Premier long métrage d'une trilogie retraçant le quotidien de hauts dignitaires historiques Moloch présente donc Adolf Hitler dans toute son intimité. Eventuel "film de famille" du chancelier nazi Moloch est une sorte de portrait morbide dudit dictateur, exclusivement concentré sur une courte période et sur un décor unique : le fameux Nid d'aigle, lieu dont l'architecture pré-brutaliste et la verticalité sont savamment reconstituées par Sokurov.
Baignant dans une lumière aigre et verdâtre Moloch reste très certainement la biographie filmique la plus singulière et la plus pertinente jamais réalisée sur Hitler. Si en effet Sokurov élude toute forme de péripéties ou d'objectifs narratifs c'est pour mieux s'attarder sur les relations que le führer entretenait avec ses proches : Bormann et Goebbels mais surtout Eva Braun, amante passionnée d'Adolf alias Adi... En bon film de pure situation Moloch dilate la durée de ses plans pour mieux pénétrer l'intériorité d'une figure capricieuse et total(itair)ement délirante, figure dont la folie reste ici éloquemment présentée au gré de vérités absurdes, de clichés ridicules ou de catégorisations vaniteuses.
C'est sous le regard faussement anodin proposé par Alexander Sokurov que Moloch brille de sa fascinante beauté... Comme entre deux-eaux morales le film ne cherche ni à sublimer ni à complètement enlaidir le dictateur, préférant jouer la carte du grotesque effrayant. De ce point de vue là le métrage est une grande réussite, du casting finement élaboré à l'écriture rondement travaillée par le réalisateur à partir de documents historiques - documents authentiques pour la plupart. En outre l'esthétique romantique allemande, loin d'être absente des images et du propos, se voit ici intelligemment décrépite par tout le travail exécuté sur la texture des plans : huileuse, visqueuse, cadavérique presque la plastique de Moloch demeure un petit modèle de technicité et d'adéquation scénaristique.

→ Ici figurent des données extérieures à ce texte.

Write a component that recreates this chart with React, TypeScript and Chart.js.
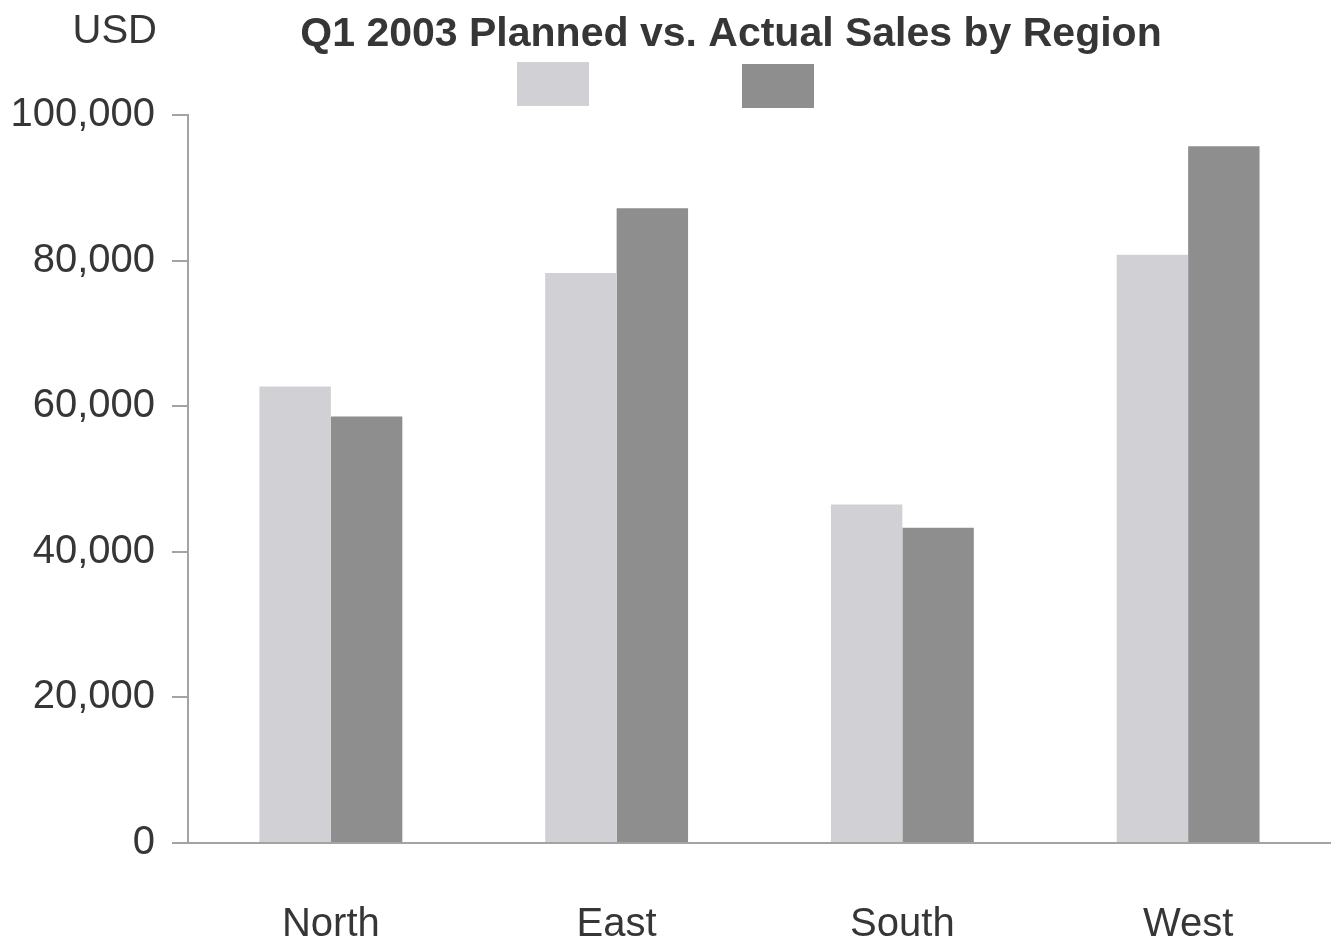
import React, { useEffect, useRef } from "react";
import { Chart, registerables } from "chart.js";

Chart.register(...registerables);

const categories = ["North", "East", "South", "West"];
const plannedSales = [62700, 78300, 46500, 80800];
const actualSales = [58600, 87200, 43300, 95700];
const yTicks = [0, 20000, 40000, 60000, 80000, 100000];
const chartTitle = "Q1 2003 Planned vs. Actual Sales by Region";
const unitLabel = "USD";

const FONT = "'Liberation Sans', Arial, Helvetica, sans-serif";
const TEXT = "#363636";
const AXIS = "#a3a3a3";
const PLANNED_COLOR = "#d1d1d5";
const ACTUAL_COLOR = "#8e8e8e";

const headerPlugin = {
  id: "headerPlugin",
  afterDraw(chart: any) {
    const ctx = chart.ctx;
    const w = chart.width;
    ctx.save();
    // unit label
    ctx.fillStyle = TEXT;
    ctx.font = `40px ${FONT}`;
    ctx.textAlign = "right";
    ctx.textBaseline = "alphabetic";
    ctx.fillText(unitLabel, 157, 43);
    // title
    ctx.font = `bold 41px ${FONT}`;
    ctx.textAlign = "center";
    ctx.fillText(chartTitle, 731, 46);
    // legend swatches (no text), centered on canvas
    const bw = 72;
    const bh = 44;
    const gap = 153;
    const cx = w / 2;
    const ds = chart.data.datasets;
    const x1 = cx - gap / 2 - bw;
    const x2 = cx + gap / 2;
    ctx.fillStyle = ds[0].backgroundColor;
    ctx.fillRect(x1, 62, bw, bh);
    ctx.fillStyle = ds[1].backgroundColor;
    ctx.fillRect(x2, 64, bw, bh);
    ctx.restore();
  },
};

export default function App() {
  const canvasRef = useRef<HTMLCanvasElement | null>(null);

  useEffect(() => {
    document.body.style.margin = "0";
    const canvas = canvasRef.current;
    if (!canvas) return;
    const chart = new Chart(canvas, {
      type: "bar",
      data: {
        labels: categories,
        datasets: [
          {
            label: "Planned",
            data: plannedSales,
            backgroundColor: PLANNED_COLOR,
            borderWidth: 0,
            barPercentage: 1,
            categoryPercentage: 0.5,
          },
          {
            label: "Actual",
            data: actualSales,
            backgroundColor: ACTUAL_COLOR,
            borderWidth: 0,
            barPercentage: 1,
            categoryPercentage: 0.5,
          },
        ],
      },
      plugins: [headerPlugin],
      options: {
        responsive: false,
        animation: false,
        devicePixelRatio: 1,
        layout: { padding: { top: 115, right: 0, left: 0, bottom: 0 } },
        plugins: {
          legend: { display: false },
          title: { display: false },
          tooltip: { enabled: false },
        },
        scales: {
          x: {
            grid: { display: false, drawTicks: false },
            border: { display: true, color: AXIS, width: 2 },
            ticks: {
              color: TEXT,
              font: { family: FONT, size: 40 },
              padding: 58,
            },
            afterFit(scale: any) {
              scale.height = 108;
            },
          },
          y: {
            min: 0,
            max: 100000,
            afterBuildTicks(scale: any) {
              scale.ticks = yTicks.map((v) => ({ value: v }));
            },
            grid: {
              display: true,
              drawOnChartArea: false,
              drawTicks: true,
              tickLength: 16,
              color: AXIS,
              lineWidth: 2,
            },
            border: { display: true, color: AXIS, width: 2 },
            ticks: {
              color: TEXT,
              font: { family: FONT, size: 40 },
              padding: 17,
              callback: (v: any) => Number(v).toLocaleString("en-US"),
            },
            afterFit(scale: any) {
              scale.width = 188;
            },
          },
        },
      },
    });
    return () => chart.destroy();
  }, []);

  return (
    <div style={{ position: "absolute", left: 0, top: 0, width: 1331, height: 951, background: "#ffffff" }}>
      <canvas ref={canvasRef} width={1331} height={951} style={{ display: "block" }} />
    </div>
  );
}
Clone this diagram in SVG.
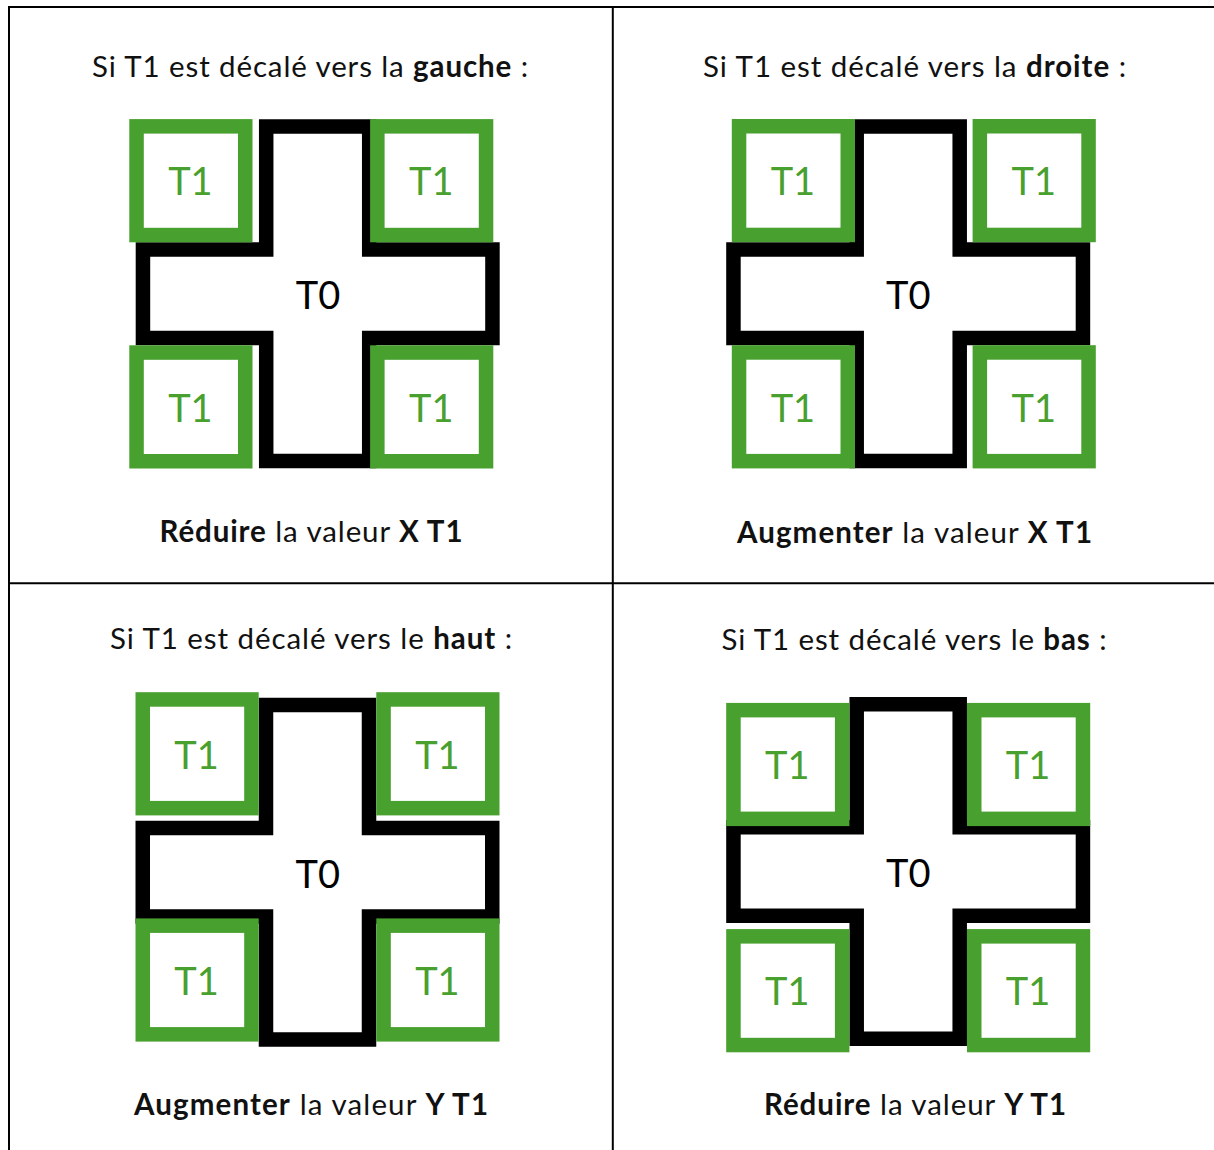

On est en droit de ne pas apprécier ce film au coeur duquel il ne passe effectivement pas grand-chose, bien que l'intérêt soit ailleurs que dans son récit somme toute assez modique. Il reste en revanche passionnant dans son aspect purement historique et cinématographique, d'autant plus qu'il demeure parfaitement représentatif de l'Oeuvre d'Alexander Sokurov. Du grand cinéma, terrible et décadent, à l'image de son sujet.